▶ [EXERCISE BRIEF]:
Retype nothing but the lines from the start of the material up to and including the line with "-24, -24, -24];". Pictures don't belong in the copy.

━━━ DATASET EXTRACT

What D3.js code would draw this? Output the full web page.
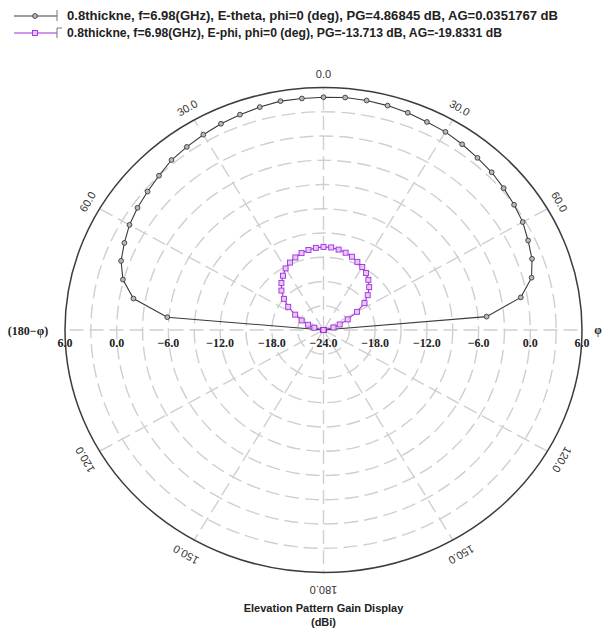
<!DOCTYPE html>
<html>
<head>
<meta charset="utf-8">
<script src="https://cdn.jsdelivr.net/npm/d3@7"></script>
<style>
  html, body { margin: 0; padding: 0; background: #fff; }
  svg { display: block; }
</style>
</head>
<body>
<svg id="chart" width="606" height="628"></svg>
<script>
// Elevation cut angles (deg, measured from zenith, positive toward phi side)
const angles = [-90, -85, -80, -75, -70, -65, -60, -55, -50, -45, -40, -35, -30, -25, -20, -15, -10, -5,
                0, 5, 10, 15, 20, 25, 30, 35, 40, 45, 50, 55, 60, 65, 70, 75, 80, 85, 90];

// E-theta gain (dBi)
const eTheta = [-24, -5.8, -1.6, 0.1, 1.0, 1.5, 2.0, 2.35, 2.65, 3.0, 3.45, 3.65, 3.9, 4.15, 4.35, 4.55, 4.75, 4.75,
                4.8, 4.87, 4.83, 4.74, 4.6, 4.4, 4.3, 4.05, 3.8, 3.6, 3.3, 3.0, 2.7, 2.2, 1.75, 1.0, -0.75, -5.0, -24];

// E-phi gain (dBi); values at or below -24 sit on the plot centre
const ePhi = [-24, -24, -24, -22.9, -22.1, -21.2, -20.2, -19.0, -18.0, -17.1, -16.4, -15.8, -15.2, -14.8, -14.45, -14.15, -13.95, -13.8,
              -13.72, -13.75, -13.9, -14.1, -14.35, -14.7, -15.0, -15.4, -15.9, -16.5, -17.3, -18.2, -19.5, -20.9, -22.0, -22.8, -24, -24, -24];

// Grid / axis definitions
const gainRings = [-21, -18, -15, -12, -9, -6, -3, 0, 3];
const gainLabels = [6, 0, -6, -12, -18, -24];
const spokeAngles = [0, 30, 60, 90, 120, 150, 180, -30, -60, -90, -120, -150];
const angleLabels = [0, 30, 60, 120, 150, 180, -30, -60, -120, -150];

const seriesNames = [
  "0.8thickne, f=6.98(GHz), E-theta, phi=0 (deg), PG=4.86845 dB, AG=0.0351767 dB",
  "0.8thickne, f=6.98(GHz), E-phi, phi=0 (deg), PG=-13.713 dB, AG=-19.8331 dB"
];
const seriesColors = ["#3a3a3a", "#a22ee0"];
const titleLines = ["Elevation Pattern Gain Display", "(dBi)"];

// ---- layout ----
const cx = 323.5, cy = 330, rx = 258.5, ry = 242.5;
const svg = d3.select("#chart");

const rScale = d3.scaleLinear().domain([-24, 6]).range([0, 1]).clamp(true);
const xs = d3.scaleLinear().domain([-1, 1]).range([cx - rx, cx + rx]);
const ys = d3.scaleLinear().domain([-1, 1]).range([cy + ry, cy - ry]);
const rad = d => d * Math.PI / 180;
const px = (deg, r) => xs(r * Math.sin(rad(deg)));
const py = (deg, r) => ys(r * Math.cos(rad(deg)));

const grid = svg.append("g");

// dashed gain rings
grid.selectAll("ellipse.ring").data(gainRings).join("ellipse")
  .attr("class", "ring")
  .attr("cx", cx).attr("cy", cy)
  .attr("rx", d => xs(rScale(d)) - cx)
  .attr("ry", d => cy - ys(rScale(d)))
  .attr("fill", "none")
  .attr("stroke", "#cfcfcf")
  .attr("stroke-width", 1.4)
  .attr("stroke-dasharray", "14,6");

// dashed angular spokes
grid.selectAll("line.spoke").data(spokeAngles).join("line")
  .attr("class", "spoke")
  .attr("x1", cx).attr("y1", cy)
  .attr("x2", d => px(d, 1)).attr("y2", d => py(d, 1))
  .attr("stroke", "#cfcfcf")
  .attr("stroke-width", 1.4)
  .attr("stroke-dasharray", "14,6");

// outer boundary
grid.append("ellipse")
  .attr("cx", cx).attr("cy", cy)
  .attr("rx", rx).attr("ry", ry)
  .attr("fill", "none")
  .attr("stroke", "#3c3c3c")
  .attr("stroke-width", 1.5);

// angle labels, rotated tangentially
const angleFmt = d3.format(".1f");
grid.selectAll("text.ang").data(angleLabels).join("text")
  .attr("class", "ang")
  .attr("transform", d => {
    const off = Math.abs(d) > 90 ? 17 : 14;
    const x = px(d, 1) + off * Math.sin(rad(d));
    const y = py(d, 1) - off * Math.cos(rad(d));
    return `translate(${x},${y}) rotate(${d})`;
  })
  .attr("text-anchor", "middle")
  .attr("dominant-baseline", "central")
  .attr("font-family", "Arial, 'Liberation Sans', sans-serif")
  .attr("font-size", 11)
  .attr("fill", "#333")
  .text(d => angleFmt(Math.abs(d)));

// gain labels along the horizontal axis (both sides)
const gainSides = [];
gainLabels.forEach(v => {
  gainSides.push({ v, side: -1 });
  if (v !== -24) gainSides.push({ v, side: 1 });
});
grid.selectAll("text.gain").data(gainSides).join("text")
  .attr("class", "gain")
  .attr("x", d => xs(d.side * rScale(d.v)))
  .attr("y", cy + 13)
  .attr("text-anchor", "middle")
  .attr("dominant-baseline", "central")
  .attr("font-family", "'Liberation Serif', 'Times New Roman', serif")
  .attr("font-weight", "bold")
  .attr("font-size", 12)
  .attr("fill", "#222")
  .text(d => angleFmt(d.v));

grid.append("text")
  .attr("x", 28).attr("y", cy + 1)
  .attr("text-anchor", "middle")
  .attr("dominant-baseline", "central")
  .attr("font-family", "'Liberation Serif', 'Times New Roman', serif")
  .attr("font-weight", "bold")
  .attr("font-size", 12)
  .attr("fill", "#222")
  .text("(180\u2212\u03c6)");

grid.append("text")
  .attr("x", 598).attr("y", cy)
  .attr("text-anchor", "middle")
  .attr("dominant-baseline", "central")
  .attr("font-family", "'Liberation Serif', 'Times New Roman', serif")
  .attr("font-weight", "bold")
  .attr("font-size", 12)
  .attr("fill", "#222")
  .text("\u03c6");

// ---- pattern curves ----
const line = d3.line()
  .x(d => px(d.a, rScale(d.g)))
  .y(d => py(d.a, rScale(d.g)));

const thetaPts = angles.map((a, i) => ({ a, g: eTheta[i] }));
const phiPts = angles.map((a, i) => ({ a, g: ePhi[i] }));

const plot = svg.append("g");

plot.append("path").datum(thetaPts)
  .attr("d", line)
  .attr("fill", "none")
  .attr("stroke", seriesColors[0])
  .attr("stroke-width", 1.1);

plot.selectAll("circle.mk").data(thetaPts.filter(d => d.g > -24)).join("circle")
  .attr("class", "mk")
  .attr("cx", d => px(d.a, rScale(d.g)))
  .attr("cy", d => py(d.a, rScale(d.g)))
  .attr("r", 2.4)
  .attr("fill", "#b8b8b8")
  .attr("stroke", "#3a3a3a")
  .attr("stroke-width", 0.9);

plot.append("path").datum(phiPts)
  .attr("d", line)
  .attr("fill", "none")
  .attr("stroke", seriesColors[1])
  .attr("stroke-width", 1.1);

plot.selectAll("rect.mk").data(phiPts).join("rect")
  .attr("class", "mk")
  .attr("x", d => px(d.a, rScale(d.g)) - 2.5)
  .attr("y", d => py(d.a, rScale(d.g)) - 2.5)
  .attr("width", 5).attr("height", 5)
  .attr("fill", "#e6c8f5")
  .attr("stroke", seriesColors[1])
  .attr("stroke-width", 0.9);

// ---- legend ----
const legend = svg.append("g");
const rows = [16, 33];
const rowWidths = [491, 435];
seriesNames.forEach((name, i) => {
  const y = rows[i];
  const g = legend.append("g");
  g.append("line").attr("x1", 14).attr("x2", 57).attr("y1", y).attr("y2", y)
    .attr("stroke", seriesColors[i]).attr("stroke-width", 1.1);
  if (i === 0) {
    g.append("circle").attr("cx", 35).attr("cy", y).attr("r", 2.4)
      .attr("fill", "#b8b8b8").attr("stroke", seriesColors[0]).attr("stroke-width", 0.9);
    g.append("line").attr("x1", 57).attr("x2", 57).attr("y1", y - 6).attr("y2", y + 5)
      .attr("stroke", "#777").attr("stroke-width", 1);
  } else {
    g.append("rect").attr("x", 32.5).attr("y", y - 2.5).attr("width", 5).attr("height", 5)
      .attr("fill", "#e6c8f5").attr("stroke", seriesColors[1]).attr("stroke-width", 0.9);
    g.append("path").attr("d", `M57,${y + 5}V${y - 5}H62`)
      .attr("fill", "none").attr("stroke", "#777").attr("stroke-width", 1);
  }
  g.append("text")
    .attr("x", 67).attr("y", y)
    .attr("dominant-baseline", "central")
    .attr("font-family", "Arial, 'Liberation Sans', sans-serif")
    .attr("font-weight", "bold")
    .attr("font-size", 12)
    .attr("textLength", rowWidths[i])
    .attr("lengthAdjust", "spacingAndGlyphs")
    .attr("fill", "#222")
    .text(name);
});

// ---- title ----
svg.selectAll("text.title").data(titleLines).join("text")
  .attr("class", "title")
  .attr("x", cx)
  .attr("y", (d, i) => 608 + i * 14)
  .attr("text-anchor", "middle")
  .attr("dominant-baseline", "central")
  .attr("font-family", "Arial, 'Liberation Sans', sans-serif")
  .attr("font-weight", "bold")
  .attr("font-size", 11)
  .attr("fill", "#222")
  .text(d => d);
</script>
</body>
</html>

━━━━━━

▶ [WRITTEN REPLY]:
What D3.js code would draw this? Output the full web page.
<!DOCTYPE html>
<html>
<head>
<meta charset="utf-8">
<script src="https://cdn.jsdelivr.net/npm/d3@7"></script>
<style>
  html, body { margin: 0; padding: 0; background: #fff; }
  svg { display: block; }
</style>
</head>
<body>
<svg id="chart" width="606" height="628"></svg>
<script>
// Elevation cut angles (deg, measured from zenith, positive toward phi side)
const angles = [-90, -85, -80, -75, -70, -65, -60, -55, -50, -45, -40, -35, -30, -25, -20, -15, -10, -5,
                0, 5, 10, 15, 20, 25, 30, 35, 40, 45, 50, 55, 60, 65, 70, 75, 80, 85, 90];

// E-theta gain (dBi)
const eTheta = [-24, -5.8, -1.6, 0.1, 1.0, 1.5, 2.0, 2.35, 2.65, 3.0, 3.45, 3.65, 3.9, 4.15, 4.35, 4.55, 4.75, 4.75,
                4.8, 4.87, 4.83, 4.74, 4.6, 4.4, 4.3, 4.05, 3.8, 3.6, 3.3, 3.0, 2.7, 2.2, 1.75, 1.0, -0.75, -5.0, -24];

// E-phi gain (dBi); values at or below -24 sit on the plot centre
const ePhi = [-24, -24, -24, -22.9, -22.1, -21.2, -20.2, -19.0, -18.0, -17.1, -16.4, -15.8, -15.2, -14.8, -14.45, -14.15, -13.95, -13.8,
              -13.72, -13.75, -13.9, -14.1, -14.35, -14.7, -15.0, -15.4, -15.9, -16.5, -17.3, -18.2, -19.5, -20.9, -22.0, -22.8, -24, -24, -24];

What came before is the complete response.